Of the “Queen City” film Slim said simply, “I played a little bit and acted a little bit. Hey I had a little nice spot in there. I liked it.”
McGennis says, “Slim was such a pleasure to work with and his film cameo and music contribution “Rustbelt Woman” were fantastic. Slim typifies the living history and enduring spirit that Queen City pays respect to on screen.
“He got off the plane and wanted some spaghetti and meatballs. It was Sunday afternoon so we went to the only cop joint that was open, and we broke the bread literally, and then we got him in the studio. It took a little re-arranging to wrap around his playing, and that went well. Then the next day he played. We got him into this old hotel on a mattress with this old Victrola in the back, an old gun on a chair and him playing guitar, and he really just had to be Slim. That’s all we were looking for.”
“Although he’s playing a character in the film, he’s playing Slim, and it was great. It was a very touching scene because he’s playing a disconnected dad who’s kind of lost touch and disappeared. He did not make his son’s funeral, and I go to give something of value, of sentiment, to him and it’s a touching scene.

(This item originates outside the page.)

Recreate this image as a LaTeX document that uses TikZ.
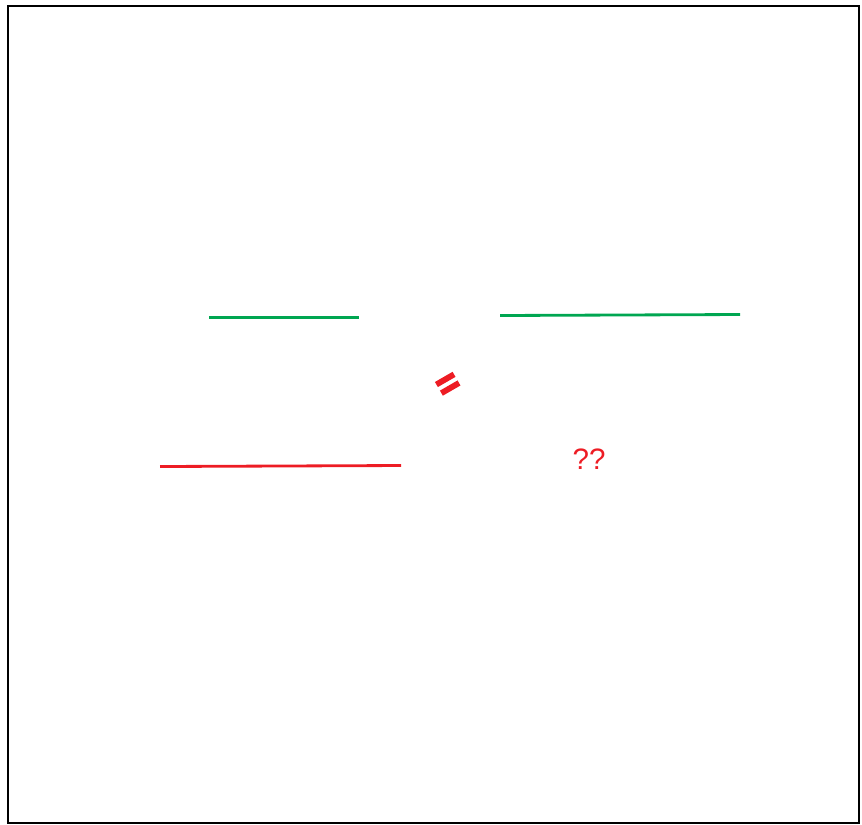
\documentclass[tikz,border=0pt]{standalone}
\usepackage{fontspec}
\setmainfont{Liberation Sans}
\newfontfamily\heavyfont[FakeBold=5]{Liberation Sans Bold}
\definecolor{markgreen}{RGB}{0,166,81}
\definecolor{markred}{RGB}{237,28,36}

\begin{document}
\begin{tikzpicture}[x=0.01cm,y=-0.01cm,
  frame/.style={draw=black,line width=0.75pt},
  greenline/.style={draw=markgreen,line width=0.8pt},
  redline/.style={draw=markred,line width=0.8pt},
  redmark/.style={text=markred,inner sep=0pt}]
  \useasboundingbox (0,0) rectangle (862,824);
  \draw[frame] (8,6) rectangle (859,823);
  \draw[greenline] (209,317.5) -- (359,317.5);
  \draw[greenline] (500,315.5) -- (740,314.5);
  \draw[redline] (160,466.5) -- (401,465.5);
  \node[redmark,font=\fontsize{10.5}{12}\heavyfont,rotate=30] (equal) at (449,386) {=};
  \node[redmark,font=\fontsize{8.4}{10}\selectfont] (query) at (589,459) {??};
\end{tikzpicture}
\end{document}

He’s just kind of playing this walking blues track which is how I can hear him echoing down the halls of the hotel.”
“I kind of just follow the music, and I find him squatting up in this balcony. Then we’ve got (Michael) Blakemore (Magic Slim’s record producer) to play harmonica, and that was great. He closes the film in this Marquis ballroom that’s peeling plaster, falling apart, and there’s this little bit of a dance where these squatters are being entertained by him up on stage, and it sends kind of an enduring spirit message.”
Salzman recalls a recent opening set for Johnny Winter where Slim became to sick to go on, and his son Shawn fronted the band as a trio. The promoter was pleased enough with the set to pay the full contracted price even though Slim never set foot on stage. According to Salzman there’s talk of the band continuing as Shawn Holt and The Teradrops.
In announcing Slim’s pass Salzman said, “It is with great sorrow that I inform you that Magi
c Slim, a.k.a. Morris Holt of Grenada Mississippi passed away last night. He will be missed by his family, friends and blues fans all over the world. Funeral arrangements and a memorial service will be announced later this week. The family wishes to thank everyone for their kind words and prayers.”
Jerry Del Giudice from Blind Pig: “This is certainly a sad day. Magic Slim and I became good friends over a 24-year period. We made nine albums, one compilation and a DVD together, and when he passed away he was playing at the top of his game. Slim and the men and women who played true blues were the reason for Blind Pig Records existence. It’s as if a part of me died with him. May he rest in peace and may his music endure until the end of time.”
Peter McGennis: “My thoughts and prayers go out to Magic Slim’s family. He was such a character and a lovable mountain of man. As Queen City seeks distribution on the film festival circuit starting in April at Boston International Film Festival, I’ll be sure to pay highest respects to Magic Slim and to his wonderful legacy of music and inspiration.”